### EXERCISE
Count how many lines hold the string "this", and give only that number.

--- START ROWS ---

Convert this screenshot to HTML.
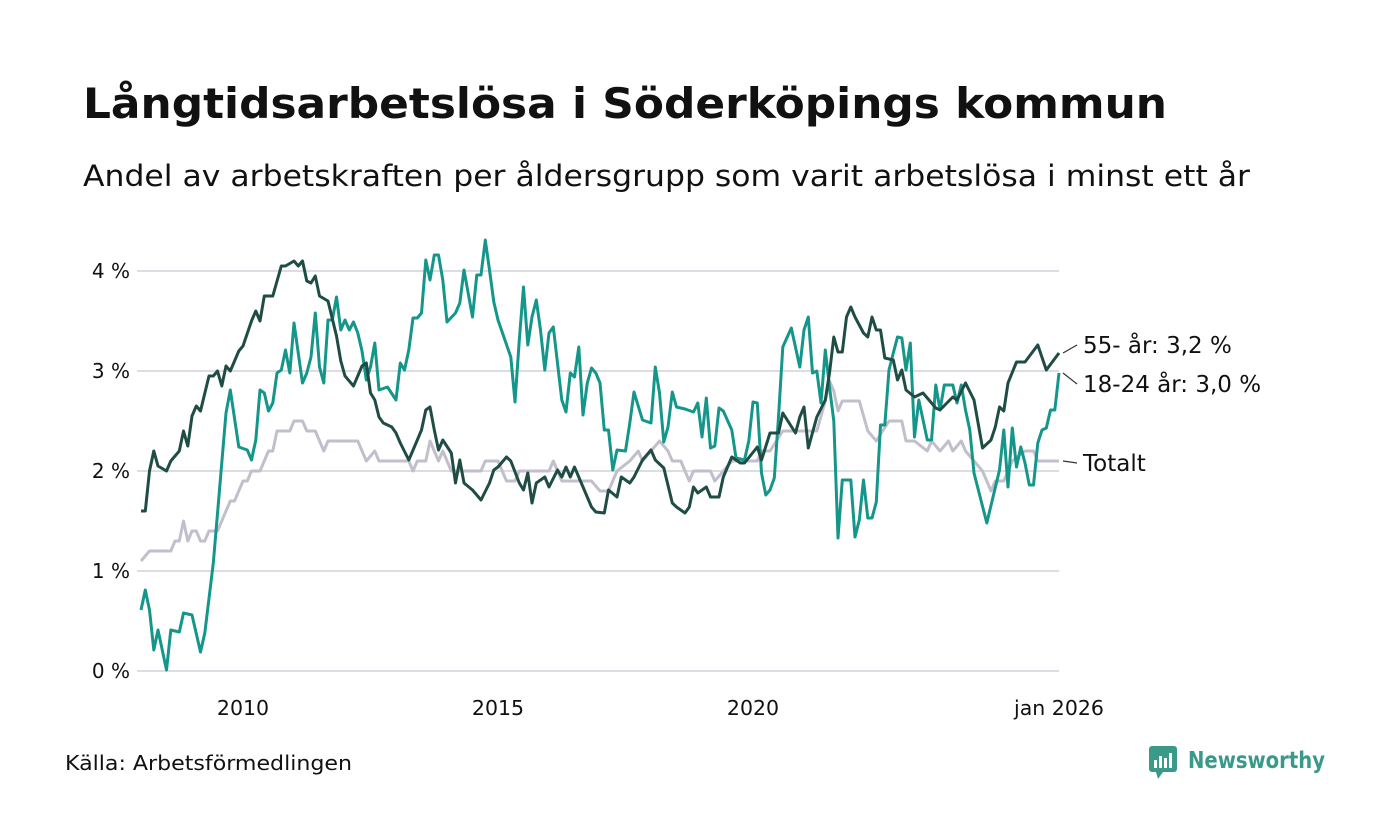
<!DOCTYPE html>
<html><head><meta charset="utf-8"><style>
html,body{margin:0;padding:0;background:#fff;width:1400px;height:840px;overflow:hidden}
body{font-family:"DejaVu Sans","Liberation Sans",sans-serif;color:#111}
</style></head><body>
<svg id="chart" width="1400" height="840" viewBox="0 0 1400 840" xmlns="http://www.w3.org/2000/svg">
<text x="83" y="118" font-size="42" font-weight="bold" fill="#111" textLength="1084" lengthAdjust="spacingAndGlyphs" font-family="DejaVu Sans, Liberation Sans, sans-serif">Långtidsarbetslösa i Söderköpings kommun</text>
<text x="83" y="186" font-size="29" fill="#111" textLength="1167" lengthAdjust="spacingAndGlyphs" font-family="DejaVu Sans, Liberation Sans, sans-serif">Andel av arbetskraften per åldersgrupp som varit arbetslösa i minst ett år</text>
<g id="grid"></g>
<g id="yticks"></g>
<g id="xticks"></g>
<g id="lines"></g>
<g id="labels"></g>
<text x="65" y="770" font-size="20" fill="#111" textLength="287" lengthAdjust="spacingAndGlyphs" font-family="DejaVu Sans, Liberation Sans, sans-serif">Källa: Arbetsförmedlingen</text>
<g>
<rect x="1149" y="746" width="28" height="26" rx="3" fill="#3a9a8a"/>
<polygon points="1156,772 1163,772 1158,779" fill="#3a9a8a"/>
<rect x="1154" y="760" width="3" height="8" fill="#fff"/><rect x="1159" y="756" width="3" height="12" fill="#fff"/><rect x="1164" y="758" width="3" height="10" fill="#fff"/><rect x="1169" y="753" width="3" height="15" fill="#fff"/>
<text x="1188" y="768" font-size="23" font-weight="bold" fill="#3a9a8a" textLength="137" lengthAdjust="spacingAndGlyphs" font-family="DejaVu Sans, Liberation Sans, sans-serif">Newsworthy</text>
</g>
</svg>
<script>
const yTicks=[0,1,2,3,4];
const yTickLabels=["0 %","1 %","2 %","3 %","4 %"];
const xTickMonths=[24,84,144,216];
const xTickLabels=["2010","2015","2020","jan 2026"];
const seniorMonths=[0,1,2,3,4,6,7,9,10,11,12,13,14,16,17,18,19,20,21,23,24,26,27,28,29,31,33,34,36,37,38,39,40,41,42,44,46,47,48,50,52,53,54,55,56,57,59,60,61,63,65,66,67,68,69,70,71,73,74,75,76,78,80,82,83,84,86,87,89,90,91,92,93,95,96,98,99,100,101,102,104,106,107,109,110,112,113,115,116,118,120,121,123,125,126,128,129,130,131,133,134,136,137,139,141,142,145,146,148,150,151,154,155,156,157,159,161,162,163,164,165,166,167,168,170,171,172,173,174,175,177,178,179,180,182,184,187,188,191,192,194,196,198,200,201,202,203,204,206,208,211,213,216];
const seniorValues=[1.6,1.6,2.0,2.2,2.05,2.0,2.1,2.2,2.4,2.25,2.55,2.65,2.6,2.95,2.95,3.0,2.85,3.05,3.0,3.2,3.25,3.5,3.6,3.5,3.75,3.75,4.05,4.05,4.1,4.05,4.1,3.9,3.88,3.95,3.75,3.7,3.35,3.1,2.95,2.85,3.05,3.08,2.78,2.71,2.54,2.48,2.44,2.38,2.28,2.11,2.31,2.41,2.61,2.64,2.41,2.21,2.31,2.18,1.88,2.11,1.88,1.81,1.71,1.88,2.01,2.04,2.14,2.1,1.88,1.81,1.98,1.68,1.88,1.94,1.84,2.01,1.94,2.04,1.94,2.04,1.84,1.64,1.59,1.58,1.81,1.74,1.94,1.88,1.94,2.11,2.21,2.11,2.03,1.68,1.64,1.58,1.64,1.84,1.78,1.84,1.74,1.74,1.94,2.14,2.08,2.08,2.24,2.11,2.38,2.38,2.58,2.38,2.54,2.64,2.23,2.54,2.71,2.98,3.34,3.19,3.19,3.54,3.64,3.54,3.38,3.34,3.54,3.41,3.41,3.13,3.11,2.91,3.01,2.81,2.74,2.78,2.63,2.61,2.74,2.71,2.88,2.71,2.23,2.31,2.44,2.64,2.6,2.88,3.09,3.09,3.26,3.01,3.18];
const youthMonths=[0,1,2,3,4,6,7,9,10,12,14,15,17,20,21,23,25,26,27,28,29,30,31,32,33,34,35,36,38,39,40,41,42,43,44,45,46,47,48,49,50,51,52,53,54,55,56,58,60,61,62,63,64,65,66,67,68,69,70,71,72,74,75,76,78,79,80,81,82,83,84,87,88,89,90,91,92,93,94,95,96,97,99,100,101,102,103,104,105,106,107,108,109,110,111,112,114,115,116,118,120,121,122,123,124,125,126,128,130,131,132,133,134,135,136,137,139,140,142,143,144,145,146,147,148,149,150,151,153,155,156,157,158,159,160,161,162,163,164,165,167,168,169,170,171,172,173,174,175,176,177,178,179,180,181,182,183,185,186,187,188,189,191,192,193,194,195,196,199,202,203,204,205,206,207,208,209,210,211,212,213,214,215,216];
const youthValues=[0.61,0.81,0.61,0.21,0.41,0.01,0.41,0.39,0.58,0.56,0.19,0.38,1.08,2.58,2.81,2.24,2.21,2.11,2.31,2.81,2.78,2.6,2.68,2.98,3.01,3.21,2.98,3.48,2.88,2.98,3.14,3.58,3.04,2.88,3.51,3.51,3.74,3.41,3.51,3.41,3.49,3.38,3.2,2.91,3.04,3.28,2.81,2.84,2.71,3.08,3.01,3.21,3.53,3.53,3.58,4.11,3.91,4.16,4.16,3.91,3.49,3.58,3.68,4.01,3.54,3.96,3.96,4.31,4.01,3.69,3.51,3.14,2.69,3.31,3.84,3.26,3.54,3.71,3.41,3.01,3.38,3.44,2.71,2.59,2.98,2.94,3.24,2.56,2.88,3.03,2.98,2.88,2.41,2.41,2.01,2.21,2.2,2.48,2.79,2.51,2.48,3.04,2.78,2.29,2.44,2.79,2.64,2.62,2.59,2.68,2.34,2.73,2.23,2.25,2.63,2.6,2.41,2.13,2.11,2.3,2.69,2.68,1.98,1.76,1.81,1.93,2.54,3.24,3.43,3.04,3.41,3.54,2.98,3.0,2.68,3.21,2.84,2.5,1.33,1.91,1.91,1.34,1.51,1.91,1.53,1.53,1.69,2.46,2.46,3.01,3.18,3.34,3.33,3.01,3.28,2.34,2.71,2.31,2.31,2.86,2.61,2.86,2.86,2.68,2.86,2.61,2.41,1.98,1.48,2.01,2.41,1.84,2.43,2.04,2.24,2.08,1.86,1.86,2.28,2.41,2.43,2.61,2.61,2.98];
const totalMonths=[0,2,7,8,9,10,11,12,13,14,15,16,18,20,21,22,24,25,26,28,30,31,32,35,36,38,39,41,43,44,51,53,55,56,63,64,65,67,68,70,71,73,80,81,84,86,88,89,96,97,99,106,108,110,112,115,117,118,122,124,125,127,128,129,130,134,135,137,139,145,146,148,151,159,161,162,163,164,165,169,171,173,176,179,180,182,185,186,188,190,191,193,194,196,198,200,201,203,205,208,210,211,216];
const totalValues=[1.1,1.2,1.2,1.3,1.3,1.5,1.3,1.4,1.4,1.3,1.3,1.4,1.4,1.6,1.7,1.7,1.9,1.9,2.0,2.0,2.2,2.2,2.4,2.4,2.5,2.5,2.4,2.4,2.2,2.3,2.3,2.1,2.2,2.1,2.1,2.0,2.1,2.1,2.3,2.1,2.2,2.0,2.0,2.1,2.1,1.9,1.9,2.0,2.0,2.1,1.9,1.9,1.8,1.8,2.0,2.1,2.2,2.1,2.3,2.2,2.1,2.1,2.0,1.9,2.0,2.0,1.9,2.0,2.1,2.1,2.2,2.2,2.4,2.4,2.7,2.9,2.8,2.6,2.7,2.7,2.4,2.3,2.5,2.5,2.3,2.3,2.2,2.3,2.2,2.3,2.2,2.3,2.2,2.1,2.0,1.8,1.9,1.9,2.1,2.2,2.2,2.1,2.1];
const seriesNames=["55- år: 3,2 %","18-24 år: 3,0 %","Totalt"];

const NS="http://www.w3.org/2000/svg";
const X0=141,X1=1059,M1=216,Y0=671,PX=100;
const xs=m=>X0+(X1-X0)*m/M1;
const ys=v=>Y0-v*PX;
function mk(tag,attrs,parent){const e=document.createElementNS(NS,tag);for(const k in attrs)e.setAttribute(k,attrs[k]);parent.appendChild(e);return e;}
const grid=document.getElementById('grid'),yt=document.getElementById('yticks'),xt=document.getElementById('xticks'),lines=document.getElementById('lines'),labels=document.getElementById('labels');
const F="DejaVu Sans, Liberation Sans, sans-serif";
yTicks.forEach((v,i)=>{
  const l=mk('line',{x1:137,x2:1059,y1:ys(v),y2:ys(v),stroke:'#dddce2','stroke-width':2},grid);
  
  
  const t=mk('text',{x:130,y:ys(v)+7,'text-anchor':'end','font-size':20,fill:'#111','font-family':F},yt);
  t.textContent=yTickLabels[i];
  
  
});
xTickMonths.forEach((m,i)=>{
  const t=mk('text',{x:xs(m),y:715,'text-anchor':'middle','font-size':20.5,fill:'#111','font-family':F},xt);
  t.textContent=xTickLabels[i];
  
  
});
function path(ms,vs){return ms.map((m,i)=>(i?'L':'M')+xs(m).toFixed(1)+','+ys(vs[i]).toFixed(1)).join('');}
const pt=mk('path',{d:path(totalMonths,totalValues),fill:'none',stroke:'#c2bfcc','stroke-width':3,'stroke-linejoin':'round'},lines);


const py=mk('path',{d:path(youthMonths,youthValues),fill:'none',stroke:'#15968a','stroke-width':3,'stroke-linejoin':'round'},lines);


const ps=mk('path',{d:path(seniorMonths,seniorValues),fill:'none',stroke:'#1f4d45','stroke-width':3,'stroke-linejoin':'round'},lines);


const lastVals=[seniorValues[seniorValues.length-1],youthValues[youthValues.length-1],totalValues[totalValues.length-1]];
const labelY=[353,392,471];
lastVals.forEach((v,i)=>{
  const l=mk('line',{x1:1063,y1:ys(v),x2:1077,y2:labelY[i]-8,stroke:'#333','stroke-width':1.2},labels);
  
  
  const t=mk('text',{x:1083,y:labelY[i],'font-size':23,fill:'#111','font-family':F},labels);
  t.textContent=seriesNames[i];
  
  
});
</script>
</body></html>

--- END ROWS ---
--- START ROWS ---

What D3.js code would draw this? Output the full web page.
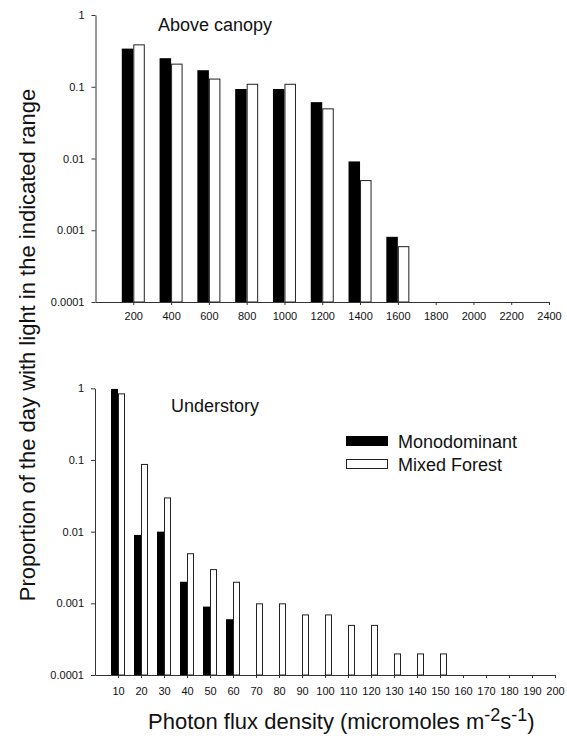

--- END ROWS ---

### CORRECT RESULT
2